A music curation website continues to bring music legends together so the masses can practice their favorite two-step in the living room while enjoying a libation?
Or work up the courage needed to deep clean their homes since the COVID-19 pandemic has all but crushed the excuses to take on such a daunting task sooner than later?
The series of battles, which are curated by music producers Swizz Beatz and Timbaland, provides entertainment amid the pandemic. The next one is slated for 6 p.m. May. 9 and will feature Neo Soul artists Erykah Badu and Jill Scott — the first female superstars in the series.
Tennille Allen, chairwoman of the department of Sociology and director of African American Studies at Lewis University, compares the Verzuz battles to “Collective Effervescence,” a term coined by 19th century French sociologist Émile Durkheim, where people interact through religious experiences to “affirm” their connection to their communities.

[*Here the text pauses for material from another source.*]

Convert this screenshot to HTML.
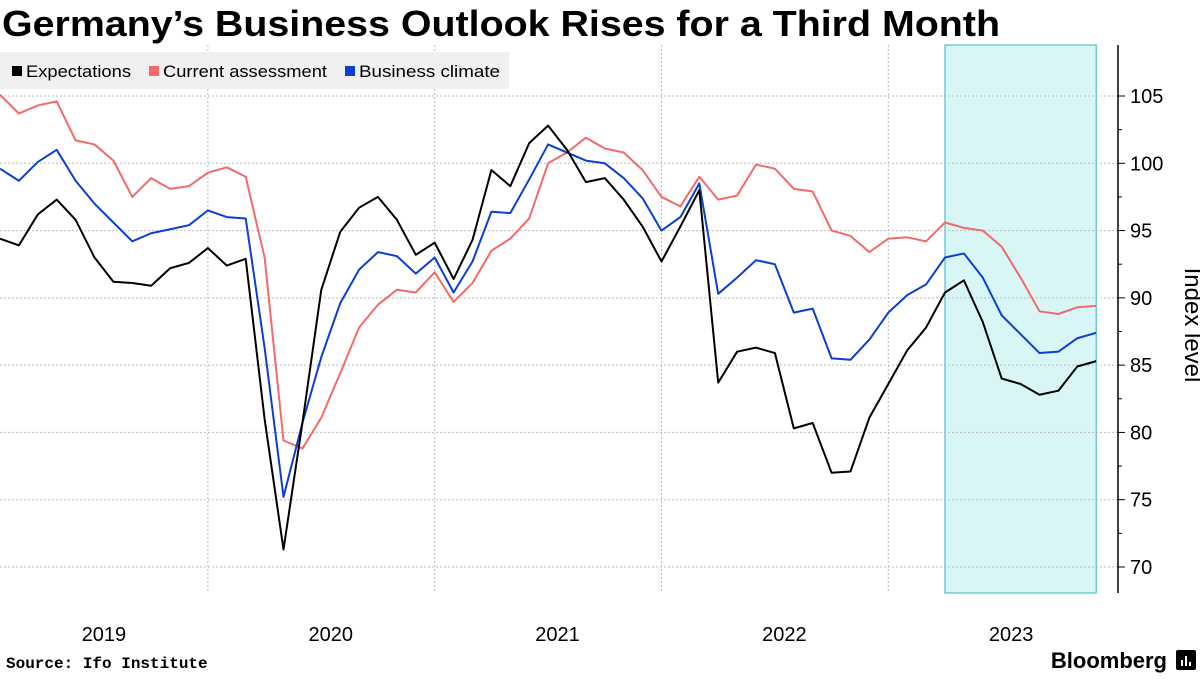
<!DOCTYPE html>
<html><head><meta charset="utf-8">
<style>
html,body{margin:0;padding:0;background:#fff;}
body{width:1200px;height:675px;overflow:hidden;font-family:"Liberation Sans",sans-serif;}
</style></head>
<body>
<svg id="chart" width="1200" height="675" viewBox="0 0 1200 675" xmlns="http://www.w3.org/2000/svg">
<text x="2" y="36" font-size="36" font-weight="bold" font-family="Liberation Sans, sans-serif" fill="#000" textLength="998" lengthAdjust="spacingAndGlyphs">Germany’s Business Outlook Rises for a Third Month</text>
<g id="plot"></g>
<g id="legend">
<rect x="0" y="52" width="509" height="37" fill="#f0f0f0"/>
<rect x="12" y="66" width="10" height="10" fill="#000"/>
<text x="26" y="77" font-size="17" fill="#000" textLength="105" lengthAdjust="spacingAndGlyphs">Expectations</text>
<rect x="149" y="66" width="10" height="10" fill="#f26a6a"/>
<text x="163" y="77" font-size="17" fill="#000" textLength="164" lengthAdjust="spacingAndGlyphs">Current assessment</text>
<rect x="345" y="66" width="10" height="10" fill="#0a3fd1"/>
<text x="359" y="77" font-size="17" fill="#000" textLength="141" lengthAdjust="spacingAndGlyphs">Business climate</text>
</g>
<text x="1185" y="325" font-size="24" fill="#000" text-anchor="middle" transform="rotate(90 1185 325)">Index level</text>
<text x="6" y="668" font-size="16" font-weight="bold" fill="#000" font-family="Liberation Mono, monospace">Source: Ifo Institute</text>
<text x="1167" y="668" font-size="22" font-weight="bold" fill="#000" text-anchor="end">Bloomberg</text>
<g>
<rect x="1176" y="650" width="20" height="20" rx="2" fill="#000"/>
<rect x="1181" y="660" width="2" height="6" fill="#fff"/><rect x="1185" y="656" width="2" height="10" fill="#fff"/><rect x="1189" y="662" width="2" height="4" fill="#fff"/>
</g>
</svg>
<script>
const expectations=[94.4,93.9,96.2,97.3,95.8,93.0,91.2,91.1,90.9,92.2,92.6,93.7,92.4,92.9,81.0,71.3,80.7,90.6,94.9,96.7,97.5,95.8,93.2,94.1,91.4,94.3,99.5,98.3,101.5,102.8,101.0,98.6,98.9,97.3,95.3,92.7,95.3,98.0,83.7,86.0,86.3,85.9,80.3,80.7,77.0,77.1,81.1,83.6,86.1,87.8,90.4,91.3,88.2,84.0,83.6,82.8,83.1,84.9,85.3];
const currentAssessment=[105.1,103.7,104.3,104.6,101.7,101.4,100.2,97.5,98.9,98.1,98.3,99.3,99.7,99.0,93.0,79.4,78.8,81.1,84.4,87.8,89.5,90.6,90.4,91.9,89.7,91.1,93.5,94.4,95.9,100.0,100.8,101.9,101.1,100.8,99.5,97.5,96.8,99.0,97.3,97.6,99.9,99.6,98.1,97.9,95.0,94.6,93.4,94.4,94.5,94.2,95.6,95.2,95.0,93.8,91.5,89.0,88.8,89.3,89.4];
const businessClimate=[99.6,98.7,100.1,101.0,98.7,97.0,95.6,94.2,94.8,95.1,95.4,96.5,96.0,95.9,86.3,75.2,80.7,85.6,89.6,92.1,93.4,93.1,91.8,93.0,90.4,92.7,96.4,96.3,98.8,101.4,100.8,100.2,100.0,98.9,97.4,95.0,96.0,98.5,90.3,91.5,92.8,92.5,88.9,89.2,85.5,85.4,86.9,88.9,90.2,91.0,93.0,93.3,91.5,88.7,87.3,85.9,86.0,87.0,87.4];
const yTicks=[70,75,80,85,90,95,100,105];
const yearLabels=["2019","2020","2021","2022","2023"];
const shadeStart=50, shadeEnd=58;

const NS="http://www.w3.org/2000/svg";
const plot=document.getElementById('plot');
const X0=0, DX=18.9, Y105=96, PPU=13.457, AXR=1118, TOP=45, BOT=593;
function xs(i){return X0+i*DX;}
function ys(v){return Y105+(105-v)*PPU;}
function mk(t,a){const e=document.createElementNS(NS,t);for(const k in a)e.setAttribute(k,a[k]);plot.appendChild(e);return e;}

const sh=mk('rect',{x:xs(shadeStart),y:TOP,width:xs(shadeEnd)-xs(shadeStart),height:BOT-TOP,fill:'#d9f6f7',stroke:'#2bb5c4','stroke-width':1});



yTicks.forEach(v=>{
  const g=mk('line',{x1:0,x2:AXR,y1:ys(v),y2:ys(v),stroke:'#bbb','stroke-dasharray':'2,2','stroke-width':1});
  
  
  const t=mk('line',{x1:AXR,x2:AXR+7,y1:ys(v),y2:ys(v),stroke:'#000','stroke-width':1});
  
  
  const l=mk('text',{x:AXR+12,y:ys(v)+7,'font-size':20,fill:'#000'});
  l.textContent=v;
  
  
});
for(let v=72.5;v<=102.5;v+=5){
  const t=mk('line',{x1:AXR,x2:AXR+4,y1:ys(v),y2:ys(v),stroke:'#000','stroke-width':1});
  
  
}
yearLabels.forEach((y,k)=>{
  if(k<4){
    const g=mk('line',{x1:xs(11+12*k),x2:xs(11+12*k),y1:TOP,y2:BOT,stroke:'#bbb','stroke-dasharray':'2,2','stroke-width':1});
    
    
  }
  const t=mk('text',{x:xs(12*k+5.5),y:641,'font-size':20,fill:'#000','text-anchor':'middle'});
  t.textContent=y;
  
  
});
const ax=mk('line',{x1:AXR,x2:AXR,y1:TOP,y2:BOT,stroke:'#000','stroke-width':1.5});



function series(arr,color,name){
  const p=mk('polyline',{points:arr.map((v,i)=>xs(i)+','+ys(v)).join(' '),fill:'none',stroke:color,'stroke-width':2,'stroke-linejoin':'round'});
  
  
}
series(currentAssessment,'#f26a6a','current-assessment-line');
series(businessClimate,'#0a3fd1','business-climate-line');
series(expectations,'#000','expectations-line');
</script>
</body></html>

“Coming into that virtual world together, there’s this electricity that goes through that virtual crowd that makes its way into Twitter bouncing into people’s living rooms and people’s kitchens when they’re gathering,” said Allen, who has seen both Badu and Scott perform live. “I think that in the pandemic in particular, it’s important because so many black people are in these communal celebrations especially when times get hard.
“We see our loved ones, our friends, our families dying. We can’t come together to mourn, or to celebrate their lives. This provides us with that kind of communal space, even if we aren’t in the same physical proximity with each other.”
Previous Verzuz battles have included RZA vs. DJ Premier, Swizz Beatz vs. Timbaland, T-Pain vs. Lil Jon, Mannie Fresh vs. Scott Storch, and Kenneth “Babyface” Edmonds vs. Teddy Riley (to date the most popular of the battles across multiple social media platforms).
Edmonds and Riley’s battle brought together music aficionados who were unaware of the number of hit records the two collectively produced/performed and long-time fans. According to Leroy Johnson, Warner Records’ national director of promotions, many of those longtime fans wound up creating IG accounts to follow the hoopla.
And the artists involved are seeing a spike in streaming and audience engagement numbers.
Babyface, who had 420,000 Instagram followers before his April 20 battle with Riley, now has about 1.1 million followers — a 162% increase, according to Verzuz.
“This is timeless music; that’s why the streaming numbers are going crazy,” said Miriah Mark, Capitol Records’ Midwest regional promotional director. “These are free concerts that the people are being able to see from the comfort of their homes that they would have never been able to see any other time.”
Mark said her employer is a subsidiary of Universal Music Group along with Motown Records (Badu’s record label). She believes the current crop of artists who don’t have the catalog that previous battle performers have, are pushed to step up their game amid the pandemic.
“Right now because they can’t tour, visit the markets, they can’t have shows, they can’t visit radio [stations], so they’re trying to keep up with everyone wanting to hear what they heard in the past era,” said Mark. “So they’re doing TikTok music videos; anything to get their streaming numbers, but it can never take the place of what music was versus what it has become.”
Johnson echoes Mark’s sentiments regarding the excitement surrounding the battles.
“People are really passionate about these artists and, you know, it’s kind of like Beyoncé and the Beyhive,” said Johnson. “You really go to bat for the artists you are passionate about … You want to see what else people have to say about the artists that you’re passionate about [and] that engages and invokes conversation.”
Last week, Scott’s scheduled June performance at The 2020 Ravinia Festival in Highland Park was canceled due to the pandemic. In March, Badu held a “Quarantine Concert Series: Apocalypse One,” where she charged her fans $1 for her bedroom performance. Her out-of-work band members were the beneficiaries of the proceeds.